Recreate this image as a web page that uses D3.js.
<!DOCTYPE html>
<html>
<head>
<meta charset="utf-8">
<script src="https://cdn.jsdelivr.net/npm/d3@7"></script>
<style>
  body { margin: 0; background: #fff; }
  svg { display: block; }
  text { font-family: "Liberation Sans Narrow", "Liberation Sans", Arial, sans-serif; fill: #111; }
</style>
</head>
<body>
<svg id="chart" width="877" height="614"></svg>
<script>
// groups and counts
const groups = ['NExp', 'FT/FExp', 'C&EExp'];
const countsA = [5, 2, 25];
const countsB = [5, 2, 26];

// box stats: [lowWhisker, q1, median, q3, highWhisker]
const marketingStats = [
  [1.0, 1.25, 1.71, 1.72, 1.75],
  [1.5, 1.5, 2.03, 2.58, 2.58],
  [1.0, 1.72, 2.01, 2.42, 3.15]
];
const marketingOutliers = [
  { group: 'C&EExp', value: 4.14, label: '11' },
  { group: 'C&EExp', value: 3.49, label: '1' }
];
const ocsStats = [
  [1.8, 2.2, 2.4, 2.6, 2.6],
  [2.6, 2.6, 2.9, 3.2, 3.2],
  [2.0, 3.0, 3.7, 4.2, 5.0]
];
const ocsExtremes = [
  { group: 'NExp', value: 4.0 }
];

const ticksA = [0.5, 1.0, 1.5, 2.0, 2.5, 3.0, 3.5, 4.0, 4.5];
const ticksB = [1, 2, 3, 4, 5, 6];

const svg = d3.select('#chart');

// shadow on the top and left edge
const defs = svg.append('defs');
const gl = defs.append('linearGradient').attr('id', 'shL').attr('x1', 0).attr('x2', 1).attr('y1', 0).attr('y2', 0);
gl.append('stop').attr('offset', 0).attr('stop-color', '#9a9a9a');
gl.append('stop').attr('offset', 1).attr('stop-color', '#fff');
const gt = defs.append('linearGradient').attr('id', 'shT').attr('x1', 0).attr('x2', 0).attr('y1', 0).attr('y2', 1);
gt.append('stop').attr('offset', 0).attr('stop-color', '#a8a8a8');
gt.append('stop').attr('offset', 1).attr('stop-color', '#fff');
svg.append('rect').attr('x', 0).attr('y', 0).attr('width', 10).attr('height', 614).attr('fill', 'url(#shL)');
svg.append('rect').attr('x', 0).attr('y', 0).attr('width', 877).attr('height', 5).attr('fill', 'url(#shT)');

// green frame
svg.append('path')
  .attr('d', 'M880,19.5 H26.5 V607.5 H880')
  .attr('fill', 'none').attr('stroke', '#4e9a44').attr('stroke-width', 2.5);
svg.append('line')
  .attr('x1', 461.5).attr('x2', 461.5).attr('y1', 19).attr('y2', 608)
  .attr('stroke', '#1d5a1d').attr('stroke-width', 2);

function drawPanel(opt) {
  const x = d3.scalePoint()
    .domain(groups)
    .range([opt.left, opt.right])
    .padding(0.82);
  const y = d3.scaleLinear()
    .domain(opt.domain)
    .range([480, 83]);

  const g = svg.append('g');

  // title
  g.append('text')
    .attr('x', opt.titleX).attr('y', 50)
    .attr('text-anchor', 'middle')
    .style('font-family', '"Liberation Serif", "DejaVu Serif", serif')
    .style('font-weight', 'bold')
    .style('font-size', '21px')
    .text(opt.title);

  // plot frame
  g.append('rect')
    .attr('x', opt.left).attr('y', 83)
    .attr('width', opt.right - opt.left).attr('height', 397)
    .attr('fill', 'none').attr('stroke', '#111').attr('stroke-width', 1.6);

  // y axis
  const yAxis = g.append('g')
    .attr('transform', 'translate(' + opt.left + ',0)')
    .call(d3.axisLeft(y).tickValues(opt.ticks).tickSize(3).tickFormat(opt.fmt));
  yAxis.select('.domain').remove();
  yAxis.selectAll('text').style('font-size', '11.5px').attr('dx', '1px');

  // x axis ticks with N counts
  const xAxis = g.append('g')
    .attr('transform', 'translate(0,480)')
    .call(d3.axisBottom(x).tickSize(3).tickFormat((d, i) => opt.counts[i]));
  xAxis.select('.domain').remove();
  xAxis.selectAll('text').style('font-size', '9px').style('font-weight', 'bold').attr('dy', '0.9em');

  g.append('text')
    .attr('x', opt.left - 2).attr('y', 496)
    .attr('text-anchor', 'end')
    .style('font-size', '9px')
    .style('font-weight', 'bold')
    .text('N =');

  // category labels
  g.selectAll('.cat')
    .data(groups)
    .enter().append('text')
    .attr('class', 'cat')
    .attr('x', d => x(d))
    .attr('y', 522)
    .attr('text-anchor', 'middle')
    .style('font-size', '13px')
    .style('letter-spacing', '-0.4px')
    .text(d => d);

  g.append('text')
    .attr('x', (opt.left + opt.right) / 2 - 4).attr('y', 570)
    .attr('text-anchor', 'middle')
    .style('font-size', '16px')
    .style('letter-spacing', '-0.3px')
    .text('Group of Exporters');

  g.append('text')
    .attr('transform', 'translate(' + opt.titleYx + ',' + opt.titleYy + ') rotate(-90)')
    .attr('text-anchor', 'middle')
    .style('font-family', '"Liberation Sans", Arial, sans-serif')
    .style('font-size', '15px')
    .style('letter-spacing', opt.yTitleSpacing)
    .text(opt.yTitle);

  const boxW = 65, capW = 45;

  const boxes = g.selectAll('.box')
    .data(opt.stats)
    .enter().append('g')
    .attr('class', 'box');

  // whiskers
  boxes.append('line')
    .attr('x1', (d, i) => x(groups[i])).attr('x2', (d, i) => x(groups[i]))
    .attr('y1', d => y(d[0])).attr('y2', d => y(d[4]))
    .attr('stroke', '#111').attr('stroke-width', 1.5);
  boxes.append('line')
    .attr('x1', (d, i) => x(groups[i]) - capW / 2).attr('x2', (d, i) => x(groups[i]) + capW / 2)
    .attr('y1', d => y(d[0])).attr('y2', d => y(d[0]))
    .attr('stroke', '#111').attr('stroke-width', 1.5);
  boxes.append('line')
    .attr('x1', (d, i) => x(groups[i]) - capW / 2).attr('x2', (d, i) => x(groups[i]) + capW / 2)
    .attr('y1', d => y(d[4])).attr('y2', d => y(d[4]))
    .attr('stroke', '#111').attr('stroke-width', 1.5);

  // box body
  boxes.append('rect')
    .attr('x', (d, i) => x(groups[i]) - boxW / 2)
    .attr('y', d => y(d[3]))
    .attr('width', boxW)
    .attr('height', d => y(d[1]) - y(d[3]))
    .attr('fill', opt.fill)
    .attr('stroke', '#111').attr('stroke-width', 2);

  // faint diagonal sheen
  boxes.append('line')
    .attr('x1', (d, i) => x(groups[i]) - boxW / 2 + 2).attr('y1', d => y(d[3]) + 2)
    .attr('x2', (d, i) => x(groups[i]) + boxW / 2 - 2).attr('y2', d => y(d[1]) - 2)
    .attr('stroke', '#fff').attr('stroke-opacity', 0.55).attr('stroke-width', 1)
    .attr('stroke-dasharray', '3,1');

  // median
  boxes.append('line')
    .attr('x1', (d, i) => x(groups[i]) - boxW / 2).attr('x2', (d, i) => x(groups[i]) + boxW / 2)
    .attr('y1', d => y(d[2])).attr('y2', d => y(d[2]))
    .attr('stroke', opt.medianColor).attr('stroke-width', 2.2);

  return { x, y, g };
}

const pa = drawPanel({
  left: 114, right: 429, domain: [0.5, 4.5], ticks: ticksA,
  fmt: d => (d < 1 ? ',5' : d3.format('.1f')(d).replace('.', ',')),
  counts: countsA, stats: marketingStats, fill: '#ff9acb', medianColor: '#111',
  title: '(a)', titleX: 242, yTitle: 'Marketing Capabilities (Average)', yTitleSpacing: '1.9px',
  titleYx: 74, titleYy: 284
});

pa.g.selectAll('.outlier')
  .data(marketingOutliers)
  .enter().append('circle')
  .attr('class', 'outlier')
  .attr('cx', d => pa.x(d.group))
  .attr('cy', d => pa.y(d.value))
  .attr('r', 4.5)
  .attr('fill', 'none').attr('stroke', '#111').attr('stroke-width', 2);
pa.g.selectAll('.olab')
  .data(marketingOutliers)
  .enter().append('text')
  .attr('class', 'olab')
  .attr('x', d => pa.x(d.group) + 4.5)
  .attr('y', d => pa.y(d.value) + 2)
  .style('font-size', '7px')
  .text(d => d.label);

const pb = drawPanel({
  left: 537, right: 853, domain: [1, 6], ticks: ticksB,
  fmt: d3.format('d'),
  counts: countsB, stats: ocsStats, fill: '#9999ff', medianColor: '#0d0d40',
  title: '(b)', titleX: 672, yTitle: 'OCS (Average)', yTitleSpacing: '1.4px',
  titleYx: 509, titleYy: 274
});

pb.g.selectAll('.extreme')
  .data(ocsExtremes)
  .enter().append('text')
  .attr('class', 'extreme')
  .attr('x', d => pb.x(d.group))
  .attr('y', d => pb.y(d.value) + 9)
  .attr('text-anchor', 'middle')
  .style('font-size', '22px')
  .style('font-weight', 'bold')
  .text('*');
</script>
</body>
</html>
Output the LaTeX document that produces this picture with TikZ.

* * *

**Problem description:**
Return only the exact lines from the opening of the records through the line that contains "877).attr('height', 5).attr('fill', 'url(#shT)');", both included.

**Exercise result:**
Recreate this image as a web page that uses D3.js.
<!DOCTYPE html>
<html>
<head>
<meta charset="utf-8">
<script src="https://cdn.jsdelivr.net/npm/d3@7"></script>
<style>
  body { margin: 0; background: #fff; }
  svg { display: block; }
  text { font-family: "Liberation Sans Narrow", "Liberation Sans", Arial, sans-serif; fill: #111; }
</style>
</head>
<body>
<svg id="chart" width="877" height="614"></svg>
<script>
// groups and counts
const groups = ['NExp', 'FT/FExp', 'C&EExp'];
const countsA = [5, 2, 25];
const countsB = [5, 2, 26];

// box stats: [lowWhisker, q1, median, q3, highWhisker]
const marketingStats = [
  [1.0, 1.25, 1.71, 1.72, 1.75],
  [1.5, 1.5, 2.03, 2.58, 2.58],
  [1.0, 1.72, 2.01, 2.42, 3.15]
];
const marketingOutliers = [
  { group: 'C&EExp', value: 4.14, label: '11' },
  { group: 'C&EExp', value: 3.49, label: '1' }
];
const ocsStats = [
  [1.8, 2.2, 2.4, 2.6, 2.6],
  [2.6, 2.6, 2.9, 3.2, 3.2],
  [2.0, 3.0, 3.7, 4.2, 5.0]
];
const ocsExtremes = [
  { group: 'NExp', value: 4.0 }
];

const ticksA = [0.5, 1.0, 1.5, 2.0, 2.5, 3.0, 3.5, 4.0, 4.5];
const ticksB = [1, 2, 3, 4, 5, 6];

const svg = d3.select('#chart');

// shadow on the top and left edge
const defs = svg.append('defs');
const gl = defs.append('linearGradient').attr('id', 'shL').attr('x1', 0).attr('x2', 1).attr('y1', 0).attr('y2', 0);
gl.append('stop').attr('offset', 0).attr('stop-color', '#9a9a9a');
gl.append('stop').attr('offset', 1).attr('stop-color', '#fff');
const gt = defs.append('linearGradient').attr('id', 'shT').attr('x1', 0).attr('x2', 0).attr('y1', 0).attr('y2', 1);
gt.append('stop').attr('offset', 0).attr('stop-color', '#a8a8a8');
gt.append('stop').attr('offset', 1).attr('stop-color', '#fff');
svg.append('rect').attr('x', 0).attr('y', 0).attr('width', 10).attr('height', 614).attr('fill', 'url(#shL)');
svg.append('rect').attr('x', 0).attr('y', 0).attr('width', 877).attr('height', 5).attr('fill', 'url(#shT)');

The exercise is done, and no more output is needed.